Studio album by Jason Webley
- Released: 1999
- Genre: Folk
- Length: 61:59
- Label: 11 Records
- Producer: Jason Webley

Jason Webley chronology
| Viaje (1998) | Against the Night (1999) | Counterpoint (2002) |

= Against the Night =

Against the Night is the second album, released originally in 1999, by Jason Webley. It was re-released by Springman Records in 2003. He has been known to regard it as his depressing album, "the soundtrack to a subtle apocalypse." It is his most popular album to date, and Webley regards it as the album where he really comes into his own as a songwriter.

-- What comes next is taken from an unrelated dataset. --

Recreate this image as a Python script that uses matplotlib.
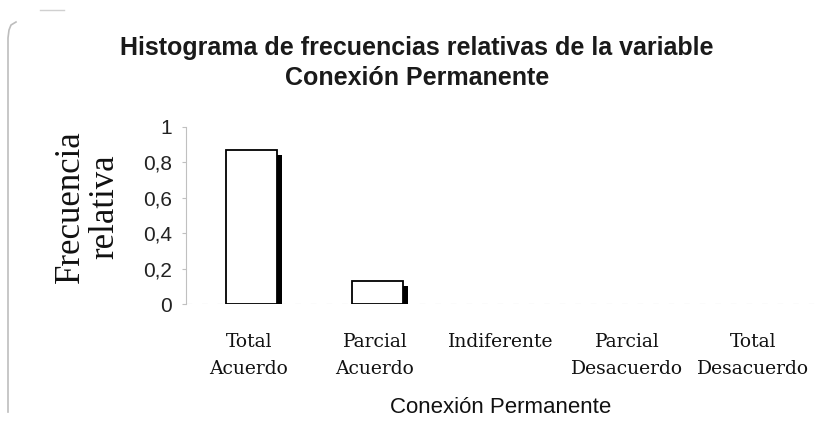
import numpy as np
import matplotlib.pyplot as plt
from matplotlib.lines import Line2D

categorias = ['Total\nAcuerdo', 'Parcial\nAcuerdo', 'Indiferente', 'Parcial\nDesacuerdo', 'Total\nDesacuerdo']
frecuencia = [0.87, 0.13, 0.0, 0.0, 0.0]
yticks = [0, 0.2, 0.4, 0.6, 0.8, 1]
ytick_labels = ['0', '0,2', '0,4', '0,6', '0,8', '1']

W, H = 834, 428
fig = plt.figure(figsize=(W / 100, H / 100), dpi=100)
fig.patch.set_facecolor('white')

# faint left edge of the scanned chart frame (rounded top corner)
fx = np.array([16, 11, 9, 8, 8]) / W
fy = 1 - np.array([22, 25, 30, 38, 412]) / H
fig.lines.append(Line2D(fx, fy, transform=fig.transFigure, color='#bdbdbd', linewidth=1.2))
fig.lines.append(Line2D([40 / W, 64 / W], [1 - 10 / H] * 2, transform=fig.transFigure,
                        color='#d0d0d0', linewidth=1.0))

ax = fig.add_axes([186 / W, 1 - 304 / H, 630 / W, 177 / H])
x = np.arange(len(categorias))
w = 0.41

# shadow on the right side of each bar, then the white bar on top
for xi, v in zip(x, frecuencia):
    if v > 0:
        ax.bar(xi + 0.06, v - 0.03, width=w, color='black', zorder=2)
        ax.bar(xi + 0.02, v, width=w, color='white', edgecolor='black', linewidth=1.3, zorder=3)

ax.set_xlim(-0.5, len(categorias) - 0.5)
ax.set_ylim(0, 1)
ax.axhline(0, color='#c4c4c4', linewidth=0.8, linestyle=(0, (5, 9)), zorder=1)

for s in ['top', 'right', 'bottom']:
    ax.spines[s].set_visible(False)
ax.spines['left'].set_color('#c0c0c0')
ax.spines['left'].set_linewidth(0.8)

ax.set_yticks(yticks)
ax.set_yticklabels(ytick_labels, fontsize=15, family='Liberation Sans', color='#222222')
ax.tick_params(axis='y', length=3, color='#c0c0c0', pad=7)

ax.set_xticks(x)
ax.set_xticklabels(categorias, fontsize=13.5, family='DejaVu Serif', color='#111111',
                   linespacing=1.6)
ax.tick_params(axis='x', length=0, pad=21)

ax.set_xlabel('Conexión Permanente', fontsize=16, family='Liberation Sans', color='#111111',
              labelpad=14)

fig.text(88 / W, 1 - 207 / H, 'Frecuencia\nrelativa', rotation=90, ha='center', va='center',
         fontsize=25, family='Liberation Serif', linespacing=1.05, color='#111111')

fig.text(0.5, 1 - 63 / H, 'Histograma de frecuencias relativas de la variable\nConexión Permanente',
         ha='center', va='center', fontsize=18, family='Liberation Sans', weight='bold',
         linespacing=1.35, color='#1a1a1a')

fig.savefig('out.png', dpi=100)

The track "Last Song" appeared in the ninth episode of the podcast Welcome to Night Vale, titled "PYRAMID".

Professional ratings
Review scores
| Source | Rating |
| Allmusic |  |

== Track listing ==
1. "Against the Night" – 4:41
2. "2 am" – 2:19
3. "Entropy" – 1:24
4. "Winter" – 4:05
5. "Devil be Good" – 2:54
6. "Jack of Spades" – 1:55
7. "Dance While the Sky Crashes Down" – 4:29
8. "Ontogeny" – 2:15
9. "Again the Night" – 3:40
10. "Millennium Bug" – 4:02
11. "Constellation Prize" – 2:12
12. "Absinthe Makes the Heart Grow Fonder" – 5:23
13. "Eleutheria" – 4:59
14. "Captain, Where are We Going Now?" – 5:17
15. "Back to the Garden" – 4:01
16. "Last Song" – 6:05
17. "Lullaby" – 2:18

== Personnel ==
- Performed by Jason Webley.
- Drums on "Ontogeny", "Constellation Prize", and "Back to the Garden" by Michael McQuilken.
- Electric guitar on "Back to the Garden" by John Osebold.
- Screaming on "2 am" recorded at the Blue Moon Tavern.
- Additional vocals on "Eleutheria" by Lauryn Cook's alternative tribe, and on "Back to the Garden" by John Banfill, Ben Dunlap, Jeff Harms, and Grant Mandarino.